Starting with the first line of the listing, quote each line exactly until and including the one with "0.0025, 0.0011, 0];", leaving pictures out.
** begin Information supplied **
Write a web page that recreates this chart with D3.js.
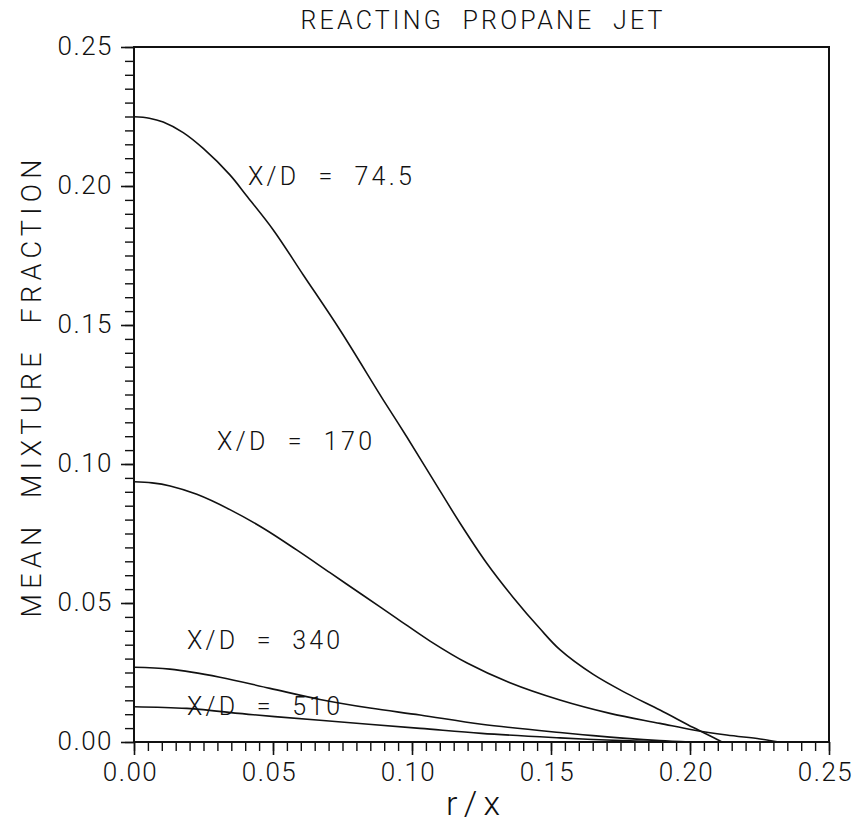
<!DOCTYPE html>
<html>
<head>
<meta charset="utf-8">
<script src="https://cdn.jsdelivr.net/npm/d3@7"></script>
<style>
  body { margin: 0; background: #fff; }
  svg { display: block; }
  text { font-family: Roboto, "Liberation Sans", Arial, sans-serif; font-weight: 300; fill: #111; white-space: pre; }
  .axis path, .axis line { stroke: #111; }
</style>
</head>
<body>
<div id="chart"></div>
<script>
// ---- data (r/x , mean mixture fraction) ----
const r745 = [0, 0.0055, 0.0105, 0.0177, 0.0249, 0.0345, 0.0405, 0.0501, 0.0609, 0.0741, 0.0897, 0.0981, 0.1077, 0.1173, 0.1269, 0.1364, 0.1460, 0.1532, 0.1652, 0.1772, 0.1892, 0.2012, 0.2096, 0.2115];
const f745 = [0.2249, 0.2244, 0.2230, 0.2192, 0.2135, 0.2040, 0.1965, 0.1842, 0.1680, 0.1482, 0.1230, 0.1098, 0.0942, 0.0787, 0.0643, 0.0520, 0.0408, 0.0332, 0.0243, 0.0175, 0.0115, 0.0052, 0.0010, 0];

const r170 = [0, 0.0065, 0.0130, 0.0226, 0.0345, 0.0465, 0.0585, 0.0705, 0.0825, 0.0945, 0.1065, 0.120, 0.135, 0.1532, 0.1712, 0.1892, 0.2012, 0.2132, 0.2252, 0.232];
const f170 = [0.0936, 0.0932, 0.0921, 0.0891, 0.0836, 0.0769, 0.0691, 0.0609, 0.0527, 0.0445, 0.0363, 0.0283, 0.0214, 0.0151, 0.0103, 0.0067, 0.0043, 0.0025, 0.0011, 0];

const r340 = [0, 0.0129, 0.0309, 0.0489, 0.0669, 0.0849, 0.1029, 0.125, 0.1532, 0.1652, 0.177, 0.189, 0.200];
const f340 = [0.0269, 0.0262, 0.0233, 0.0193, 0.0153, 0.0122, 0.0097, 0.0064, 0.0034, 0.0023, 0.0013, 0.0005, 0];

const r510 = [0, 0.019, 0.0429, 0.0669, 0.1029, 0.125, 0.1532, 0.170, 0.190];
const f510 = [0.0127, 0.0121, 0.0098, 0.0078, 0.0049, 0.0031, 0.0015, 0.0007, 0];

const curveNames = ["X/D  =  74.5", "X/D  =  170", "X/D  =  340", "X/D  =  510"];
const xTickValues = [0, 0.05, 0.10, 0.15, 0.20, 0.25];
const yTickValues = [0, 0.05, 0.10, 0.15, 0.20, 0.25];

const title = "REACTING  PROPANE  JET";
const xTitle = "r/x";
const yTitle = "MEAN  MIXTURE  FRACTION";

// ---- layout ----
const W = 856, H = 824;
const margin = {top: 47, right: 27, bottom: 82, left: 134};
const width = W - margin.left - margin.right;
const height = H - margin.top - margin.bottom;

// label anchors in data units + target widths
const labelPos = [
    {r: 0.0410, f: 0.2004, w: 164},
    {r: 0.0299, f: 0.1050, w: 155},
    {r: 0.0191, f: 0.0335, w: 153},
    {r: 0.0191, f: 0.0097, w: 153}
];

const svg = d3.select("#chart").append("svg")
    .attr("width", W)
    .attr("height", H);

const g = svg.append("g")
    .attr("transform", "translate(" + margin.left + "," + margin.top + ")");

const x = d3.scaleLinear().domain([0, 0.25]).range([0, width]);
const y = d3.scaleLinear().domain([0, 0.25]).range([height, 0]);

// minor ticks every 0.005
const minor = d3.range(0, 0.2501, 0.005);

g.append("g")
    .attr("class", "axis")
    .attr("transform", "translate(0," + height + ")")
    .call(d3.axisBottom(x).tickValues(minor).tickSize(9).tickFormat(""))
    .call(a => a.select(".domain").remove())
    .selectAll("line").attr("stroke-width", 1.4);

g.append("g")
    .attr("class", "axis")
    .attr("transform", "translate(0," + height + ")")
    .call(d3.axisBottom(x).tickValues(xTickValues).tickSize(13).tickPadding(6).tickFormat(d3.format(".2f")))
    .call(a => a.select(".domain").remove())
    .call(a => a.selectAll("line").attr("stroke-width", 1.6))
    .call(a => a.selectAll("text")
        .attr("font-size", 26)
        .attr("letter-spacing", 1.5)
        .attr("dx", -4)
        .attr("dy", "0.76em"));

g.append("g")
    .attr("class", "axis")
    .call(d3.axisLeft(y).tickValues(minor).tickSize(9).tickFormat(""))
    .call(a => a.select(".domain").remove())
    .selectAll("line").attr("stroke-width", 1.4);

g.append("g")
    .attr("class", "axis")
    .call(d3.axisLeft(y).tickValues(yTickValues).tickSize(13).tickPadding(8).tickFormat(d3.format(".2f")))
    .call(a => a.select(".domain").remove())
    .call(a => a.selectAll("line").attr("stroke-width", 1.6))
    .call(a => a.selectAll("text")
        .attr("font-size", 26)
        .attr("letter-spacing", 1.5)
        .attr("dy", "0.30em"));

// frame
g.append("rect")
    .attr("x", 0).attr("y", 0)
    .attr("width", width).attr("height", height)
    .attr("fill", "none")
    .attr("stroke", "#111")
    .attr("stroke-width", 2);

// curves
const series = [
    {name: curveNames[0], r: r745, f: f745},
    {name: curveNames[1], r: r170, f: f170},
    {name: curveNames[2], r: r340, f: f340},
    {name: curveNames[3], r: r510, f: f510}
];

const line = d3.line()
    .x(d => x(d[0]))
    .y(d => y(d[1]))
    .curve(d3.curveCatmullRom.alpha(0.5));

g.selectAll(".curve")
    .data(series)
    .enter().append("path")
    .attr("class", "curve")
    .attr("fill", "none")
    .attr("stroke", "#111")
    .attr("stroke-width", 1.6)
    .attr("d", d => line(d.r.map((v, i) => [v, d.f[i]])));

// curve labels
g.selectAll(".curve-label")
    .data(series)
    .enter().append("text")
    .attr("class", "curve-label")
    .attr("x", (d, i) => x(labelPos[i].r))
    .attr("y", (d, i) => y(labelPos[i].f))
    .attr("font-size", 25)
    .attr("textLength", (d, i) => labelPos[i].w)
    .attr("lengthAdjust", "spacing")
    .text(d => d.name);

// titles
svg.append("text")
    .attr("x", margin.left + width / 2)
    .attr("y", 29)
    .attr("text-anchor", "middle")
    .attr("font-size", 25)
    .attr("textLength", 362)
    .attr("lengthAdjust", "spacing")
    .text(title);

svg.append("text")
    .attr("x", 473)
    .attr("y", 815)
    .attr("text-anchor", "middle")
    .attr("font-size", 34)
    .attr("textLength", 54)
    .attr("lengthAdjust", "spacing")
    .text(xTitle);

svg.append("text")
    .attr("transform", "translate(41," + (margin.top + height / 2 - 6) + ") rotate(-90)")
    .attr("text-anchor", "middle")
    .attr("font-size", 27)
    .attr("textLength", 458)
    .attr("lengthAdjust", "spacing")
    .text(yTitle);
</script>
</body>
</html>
** end Information supplied **
## The response
Write a web page that recreates this chart with D3.js.
<!DOCTYPE html>
<html>
<head>
<meta charset="utf-8">
<script src="https://cdn.jsdelivr.net/npm/d3@7"></script>
<style>
  body { margin: 0; background: #fff; }
  svg { display: block; }
  text { font-family: Roboto, "Liberation Sans", Arial, sans-serif; font-weight: 300; fill: #111; white-space: pre; }
  .axis path, .axis line { stroke: #111; }
</style>
</head>
<body>
<div id="chart"></div>
<script>
// ---- data (r/x , mean mixture fraction) ----
const r745 = [0, 0.0055, 0.0105, 0.0177, 0.0249, 0.0345, 0.0405, 0.0501, 0.0609, 0.0741, 0.0897, 0.0981, 0.1077, 0.1173, 0.1269, 0.1364, 0.1460, 0.1532, 0.1652, 0.1772, 0.1892, 0.2012, 0.2096, 0.2115];
const f745 = [0.2249, 0.2244, 0.2230, 0.2192, 0.2135, 0.2040, 0.1965, 0.1842, 0.1680, 0.1482, 0.1230, 0.1098, 0.0942, 0.0787, 0.0643, 0.0520, 0.0408, 0.0332, 0.0243, 0.0175, 0.0115, 0.0052, 0.0010, 0];

const r170 = [0, 0.0065, 0.0130, 0.0226, 0.0345, 0.0465, 0.0585, 0.0705, 0.0825, 0.0945, 0.1065, 0.120, 0.135, 0.1532, 0.1712, 0.1892, 0.2012, 0.2132, 0.2252, 0.232];
const f170 = [0.0936, 0.0932, 0.0921, 0.0891, 0.0836, 0.0769, 0.0691, 0.0609, 0.0527, 0.0445, 0.0363, 0.0283, 0.0214, 0.0151, 0.0103, 0.0067, 0.0043, 0.0025, 0.0011, 0];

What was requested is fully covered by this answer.